DATA SHOWN =
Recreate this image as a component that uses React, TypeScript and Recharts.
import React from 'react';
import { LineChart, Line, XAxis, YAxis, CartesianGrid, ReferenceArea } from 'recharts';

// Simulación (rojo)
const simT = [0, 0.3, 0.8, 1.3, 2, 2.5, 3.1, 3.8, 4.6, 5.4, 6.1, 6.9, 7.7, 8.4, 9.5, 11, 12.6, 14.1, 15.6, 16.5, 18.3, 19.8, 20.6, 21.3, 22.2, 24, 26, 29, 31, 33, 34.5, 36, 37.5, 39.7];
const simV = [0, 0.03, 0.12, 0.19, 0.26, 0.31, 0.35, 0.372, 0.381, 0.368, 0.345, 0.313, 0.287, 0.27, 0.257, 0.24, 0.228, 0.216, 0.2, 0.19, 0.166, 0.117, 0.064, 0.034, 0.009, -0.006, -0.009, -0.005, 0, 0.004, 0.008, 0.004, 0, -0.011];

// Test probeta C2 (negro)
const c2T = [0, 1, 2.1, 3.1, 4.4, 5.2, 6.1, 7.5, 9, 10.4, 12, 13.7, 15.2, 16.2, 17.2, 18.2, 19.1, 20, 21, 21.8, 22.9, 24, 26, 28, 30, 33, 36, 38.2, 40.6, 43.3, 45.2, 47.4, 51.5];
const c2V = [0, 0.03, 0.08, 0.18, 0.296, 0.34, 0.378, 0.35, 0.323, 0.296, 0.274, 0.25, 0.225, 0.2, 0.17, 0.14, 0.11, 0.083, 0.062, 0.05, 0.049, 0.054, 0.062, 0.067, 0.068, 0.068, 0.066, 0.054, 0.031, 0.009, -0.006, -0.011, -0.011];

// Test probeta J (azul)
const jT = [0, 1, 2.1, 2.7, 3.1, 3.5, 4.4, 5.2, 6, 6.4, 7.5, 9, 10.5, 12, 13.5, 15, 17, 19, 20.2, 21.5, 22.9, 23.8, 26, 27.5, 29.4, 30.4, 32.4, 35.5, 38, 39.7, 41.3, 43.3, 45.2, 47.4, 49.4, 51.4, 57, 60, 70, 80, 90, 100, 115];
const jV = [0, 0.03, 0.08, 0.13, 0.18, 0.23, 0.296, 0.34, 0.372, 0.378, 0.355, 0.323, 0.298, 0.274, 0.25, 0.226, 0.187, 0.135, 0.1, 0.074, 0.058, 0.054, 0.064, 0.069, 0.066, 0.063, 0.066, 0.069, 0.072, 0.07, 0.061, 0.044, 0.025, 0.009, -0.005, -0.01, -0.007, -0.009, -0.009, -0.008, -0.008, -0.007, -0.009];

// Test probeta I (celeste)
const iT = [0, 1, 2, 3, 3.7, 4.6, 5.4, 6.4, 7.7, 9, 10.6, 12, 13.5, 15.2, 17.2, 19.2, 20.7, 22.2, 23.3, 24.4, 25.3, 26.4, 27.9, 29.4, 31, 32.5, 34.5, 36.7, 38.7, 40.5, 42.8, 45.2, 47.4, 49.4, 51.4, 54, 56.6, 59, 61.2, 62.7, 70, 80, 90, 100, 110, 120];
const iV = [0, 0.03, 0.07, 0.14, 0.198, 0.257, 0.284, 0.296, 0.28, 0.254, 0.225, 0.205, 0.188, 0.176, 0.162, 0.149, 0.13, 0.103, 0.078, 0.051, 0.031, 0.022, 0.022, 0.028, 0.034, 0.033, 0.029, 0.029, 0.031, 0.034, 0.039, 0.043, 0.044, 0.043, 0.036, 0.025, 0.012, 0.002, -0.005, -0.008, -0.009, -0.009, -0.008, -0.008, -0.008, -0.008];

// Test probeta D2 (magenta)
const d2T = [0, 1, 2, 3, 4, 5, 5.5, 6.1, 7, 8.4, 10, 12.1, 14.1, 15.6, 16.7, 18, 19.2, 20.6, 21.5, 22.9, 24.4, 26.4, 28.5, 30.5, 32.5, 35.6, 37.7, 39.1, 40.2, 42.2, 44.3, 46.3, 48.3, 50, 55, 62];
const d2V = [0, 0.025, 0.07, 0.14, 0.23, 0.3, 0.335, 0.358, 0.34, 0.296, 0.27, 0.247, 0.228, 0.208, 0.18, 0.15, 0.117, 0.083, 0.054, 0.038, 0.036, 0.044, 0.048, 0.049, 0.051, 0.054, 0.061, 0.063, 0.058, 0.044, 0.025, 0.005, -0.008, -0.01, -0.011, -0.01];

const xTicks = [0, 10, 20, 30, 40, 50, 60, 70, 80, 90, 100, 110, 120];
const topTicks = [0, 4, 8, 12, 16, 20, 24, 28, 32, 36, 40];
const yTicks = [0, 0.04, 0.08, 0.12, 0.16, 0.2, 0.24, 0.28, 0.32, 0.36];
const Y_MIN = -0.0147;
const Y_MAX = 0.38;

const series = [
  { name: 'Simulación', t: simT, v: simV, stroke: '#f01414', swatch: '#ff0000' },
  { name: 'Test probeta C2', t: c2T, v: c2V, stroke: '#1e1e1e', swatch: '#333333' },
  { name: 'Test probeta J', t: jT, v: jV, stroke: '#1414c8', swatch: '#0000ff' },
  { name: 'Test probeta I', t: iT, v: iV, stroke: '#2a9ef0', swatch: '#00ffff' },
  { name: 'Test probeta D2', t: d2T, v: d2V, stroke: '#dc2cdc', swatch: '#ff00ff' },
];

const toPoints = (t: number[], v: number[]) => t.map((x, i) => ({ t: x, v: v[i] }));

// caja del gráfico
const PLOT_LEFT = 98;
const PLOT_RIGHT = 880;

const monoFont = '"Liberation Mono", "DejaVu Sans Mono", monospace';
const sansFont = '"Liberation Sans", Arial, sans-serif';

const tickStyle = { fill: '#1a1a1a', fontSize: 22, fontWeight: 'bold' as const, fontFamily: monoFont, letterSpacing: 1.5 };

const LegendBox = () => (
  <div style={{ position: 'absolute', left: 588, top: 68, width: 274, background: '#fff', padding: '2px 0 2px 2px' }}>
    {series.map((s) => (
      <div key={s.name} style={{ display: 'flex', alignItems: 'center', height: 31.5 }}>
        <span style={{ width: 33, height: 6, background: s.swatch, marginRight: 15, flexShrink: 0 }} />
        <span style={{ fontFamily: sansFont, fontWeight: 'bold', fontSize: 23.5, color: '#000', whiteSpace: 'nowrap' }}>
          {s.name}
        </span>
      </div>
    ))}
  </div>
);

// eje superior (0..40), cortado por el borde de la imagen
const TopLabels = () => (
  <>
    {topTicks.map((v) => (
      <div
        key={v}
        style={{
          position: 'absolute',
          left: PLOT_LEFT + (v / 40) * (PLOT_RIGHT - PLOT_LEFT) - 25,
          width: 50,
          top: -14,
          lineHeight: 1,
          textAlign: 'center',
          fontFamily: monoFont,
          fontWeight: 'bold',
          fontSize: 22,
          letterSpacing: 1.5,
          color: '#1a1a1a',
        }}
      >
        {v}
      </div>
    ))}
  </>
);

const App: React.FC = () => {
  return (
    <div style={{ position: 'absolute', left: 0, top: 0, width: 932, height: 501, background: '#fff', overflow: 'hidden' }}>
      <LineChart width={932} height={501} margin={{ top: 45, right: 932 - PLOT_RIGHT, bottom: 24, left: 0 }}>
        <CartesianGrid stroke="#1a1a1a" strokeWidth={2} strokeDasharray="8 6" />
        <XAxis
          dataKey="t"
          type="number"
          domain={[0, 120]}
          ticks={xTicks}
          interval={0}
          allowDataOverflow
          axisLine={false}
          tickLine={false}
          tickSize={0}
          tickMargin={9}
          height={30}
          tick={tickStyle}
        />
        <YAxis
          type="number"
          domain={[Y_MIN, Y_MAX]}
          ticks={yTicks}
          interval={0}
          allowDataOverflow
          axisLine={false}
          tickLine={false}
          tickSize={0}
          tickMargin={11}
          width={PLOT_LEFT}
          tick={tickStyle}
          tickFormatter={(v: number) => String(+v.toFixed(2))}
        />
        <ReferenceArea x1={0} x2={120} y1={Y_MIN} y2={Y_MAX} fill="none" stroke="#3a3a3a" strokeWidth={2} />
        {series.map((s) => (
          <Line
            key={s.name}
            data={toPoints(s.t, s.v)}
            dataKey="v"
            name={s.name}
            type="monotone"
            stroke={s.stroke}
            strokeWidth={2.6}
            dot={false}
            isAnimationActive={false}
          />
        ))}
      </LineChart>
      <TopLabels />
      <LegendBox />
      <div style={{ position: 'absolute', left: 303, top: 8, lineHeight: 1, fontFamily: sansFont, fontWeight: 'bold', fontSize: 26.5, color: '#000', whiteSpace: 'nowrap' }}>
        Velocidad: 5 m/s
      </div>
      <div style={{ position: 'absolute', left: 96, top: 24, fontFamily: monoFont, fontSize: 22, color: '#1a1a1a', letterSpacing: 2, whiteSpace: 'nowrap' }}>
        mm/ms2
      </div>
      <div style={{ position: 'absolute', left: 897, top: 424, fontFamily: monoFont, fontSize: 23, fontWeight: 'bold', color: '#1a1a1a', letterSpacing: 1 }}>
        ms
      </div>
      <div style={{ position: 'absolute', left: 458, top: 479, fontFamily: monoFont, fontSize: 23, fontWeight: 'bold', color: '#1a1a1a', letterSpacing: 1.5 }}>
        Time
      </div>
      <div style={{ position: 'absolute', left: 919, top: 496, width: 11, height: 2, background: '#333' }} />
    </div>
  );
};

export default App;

SHORT TASK =
Everything from the first line of the data through the line containing "YAxis, CartesianGrid, ReferenceArea" should be echoed exactly. Add nothing.

THE RESULT =
Recreate this image as a component that uses React, TypeScript and Recharts.
import React from 'react';
import { LineChart, Line, XAxis, YAxis, CartesianGrid, ReferenceArea } from 'recharts';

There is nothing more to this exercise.